Hybrid Neural Networks for Precise Hydronephrosis Classification Using Deep Learning.
Authors
Affiliations (8)
Affiliations (8)
- Department of Electrical and Computer Engineering, Rajshahi University of Engineering & Technology, Rajshahi, Bangladesh.
- Department of Computer Science & Engineering, Rajshahi University of Engineering & Technology, Rajshahi 6204, Bangladesh.
- Department of Electrical Engineering, Qatar University, Doha 2713 Qatar.
- Urology & Pediatric Urology, Tashkent Pediatric Medical Institute.
- Ege University Faculty of Medicine Department of Pediatric Surgery Division of Pediatric Urology.
- Urology division, Sidra Medicine, Doha, Qatar.
- Pediatric Urology Department, Hospital Infantil de México Federico Gómez, México City, Mexico.

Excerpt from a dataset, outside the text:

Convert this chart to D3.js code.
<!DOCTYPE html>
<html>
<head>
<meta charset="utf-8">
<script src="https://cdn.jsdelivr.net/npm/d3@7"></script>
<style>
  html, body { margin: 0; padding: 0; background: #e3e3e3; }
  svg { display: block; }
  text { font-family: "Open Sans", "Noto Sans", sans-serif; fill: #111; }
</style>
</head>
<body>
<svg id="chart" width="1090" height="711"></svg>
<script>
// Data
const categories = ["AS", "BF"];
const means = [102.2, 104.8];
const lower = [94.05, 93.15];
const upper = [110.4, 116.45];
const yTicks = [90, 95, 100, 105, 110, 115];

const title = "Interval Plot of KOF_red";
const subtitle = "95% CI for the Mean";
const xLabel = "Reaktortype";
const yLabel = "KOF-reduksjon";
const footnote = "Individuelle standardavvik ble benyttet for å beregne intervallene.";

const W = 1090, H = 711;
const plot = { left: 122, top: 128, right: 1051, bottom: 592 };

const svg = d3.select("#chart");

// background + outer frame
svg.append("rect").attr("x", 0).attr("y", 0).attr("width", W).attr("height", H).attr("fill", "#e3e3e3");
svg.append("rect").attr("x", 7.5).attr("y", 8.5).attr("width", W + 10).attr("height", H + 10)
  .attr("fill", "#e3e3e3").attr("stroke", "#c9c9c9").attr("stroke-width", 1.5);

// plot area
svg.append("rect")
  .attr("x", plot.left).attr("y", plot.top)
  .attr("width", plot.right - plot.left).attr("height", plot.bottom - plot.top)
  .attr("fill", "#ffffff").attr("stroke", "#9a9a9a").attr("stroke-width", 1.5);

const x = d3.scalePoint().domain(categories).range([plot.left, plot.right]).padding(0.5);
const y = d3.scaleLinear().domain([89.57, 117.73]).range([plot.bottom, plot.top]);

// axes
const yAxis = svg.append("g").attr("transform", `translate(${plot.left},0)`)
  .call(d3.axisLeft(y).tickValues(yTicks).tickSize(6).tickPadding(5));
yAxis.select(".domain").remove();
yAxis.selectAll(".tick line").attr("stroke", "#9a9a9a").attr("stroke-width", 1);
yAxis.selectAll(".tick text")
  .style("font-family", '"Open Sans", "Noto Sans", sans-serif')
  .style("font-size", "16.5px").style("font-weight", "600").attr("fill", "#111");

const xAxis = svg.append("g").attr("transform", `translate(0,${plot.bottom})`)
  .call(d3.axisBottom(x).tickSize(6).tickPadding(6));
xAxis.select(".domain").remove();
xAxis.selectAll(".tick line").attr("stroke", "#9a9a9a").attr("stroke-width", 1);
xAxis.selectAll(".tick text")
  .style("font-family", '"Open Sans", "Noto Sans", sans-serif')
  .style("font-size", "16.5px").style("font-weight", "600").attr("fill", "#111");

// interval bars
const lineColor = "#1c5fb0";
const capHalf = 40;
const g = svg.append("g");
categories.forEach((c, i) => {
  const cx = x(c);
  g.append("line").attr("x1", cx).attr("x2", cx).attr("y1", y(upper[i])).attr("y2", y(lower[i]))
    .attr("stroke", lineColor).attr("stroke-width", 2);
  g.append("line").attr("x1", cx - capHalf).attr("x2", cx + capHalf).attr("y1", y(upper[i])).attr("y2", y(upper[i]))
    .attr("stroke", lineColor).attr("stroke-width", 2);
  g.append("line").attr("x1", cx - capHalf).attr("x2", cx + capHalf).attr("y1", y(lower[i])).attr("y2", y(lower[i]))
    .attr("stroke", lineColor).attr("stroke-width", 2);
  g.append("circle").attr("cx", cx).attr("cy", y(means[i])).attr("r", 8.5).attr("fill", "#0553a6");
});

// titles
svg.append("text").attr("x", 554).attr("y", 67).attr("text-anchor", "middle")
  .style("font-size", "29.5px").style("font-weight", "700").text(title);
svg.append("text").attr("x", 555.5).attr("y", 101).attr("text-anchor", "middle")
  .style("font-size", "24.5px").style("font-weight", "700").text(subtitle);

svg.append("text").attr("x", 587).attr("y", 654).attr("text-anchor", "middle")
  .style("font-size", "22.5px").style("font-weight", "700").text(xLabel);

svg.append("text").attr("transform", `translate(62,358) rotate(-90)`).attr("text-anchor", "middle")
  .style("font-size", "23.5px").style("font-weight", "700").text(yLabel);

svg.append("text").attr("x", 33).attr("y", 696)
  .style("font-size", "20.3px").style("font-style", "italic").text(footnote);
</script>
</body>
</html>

- Pediatric Urology Section, Sidra Medicine, Doha, Qatar; College of Medicine, Qatar University, Doha, Qatar; Weill Cornell Medicine Qatar, Doha, Qatar. Electronic address: [email protected].
Abstract
To develop and evaluate a deep learning framework for automatic kidney and fluid segmentation in renal ultrasound images, aiming to enhance diagnostic accuracy and reduce variability in hydronephrosis assessment. A dataset of 1,731 renal ultrasound images, annotated by four experienced urologists, was used for model training and evaluation. The proposed framework integrates a DenseNet201 backbone, Feature Pyramid Network (FPN), and Self-Organizing Neural Network (SelfONN) layers to enable multi-scale feature extraction and improve spatial precision. Several architectures were tested under identical conditions to ensure fair comparison. Segmentation performance was assessed using standard metrics, including Dice coefficient, precision, and recall. The framework also supported hydronephrosis classification using the fluid-to-kidney area ratio, with a threshold of 0.213 derived from prior literature. The model achieved strong segmentation performance for kidneys (Dice: 0.92, precision: 0.93, recall: 0.91) and fluid regions (Dice: 0.89, precision: 0.90, recall: 0.88), outperforming baseline methods. The classification accuracy for detecting hydronephrosis reached 94%, based on the computed fluid-to-kidney ratio. Performance was consistent across varied image qualities, reflecting the robustness of the overall architecture. This study presents an automated, objective pipeline for analyzing renal ultrasound images. The proposed framework supports high segmentation accuracy and reliable classification, facilitating standardized and reproducible hydronephrosis assessment. Future work will focus on model optimization and incorporating explainable AI to enhance clinical integration.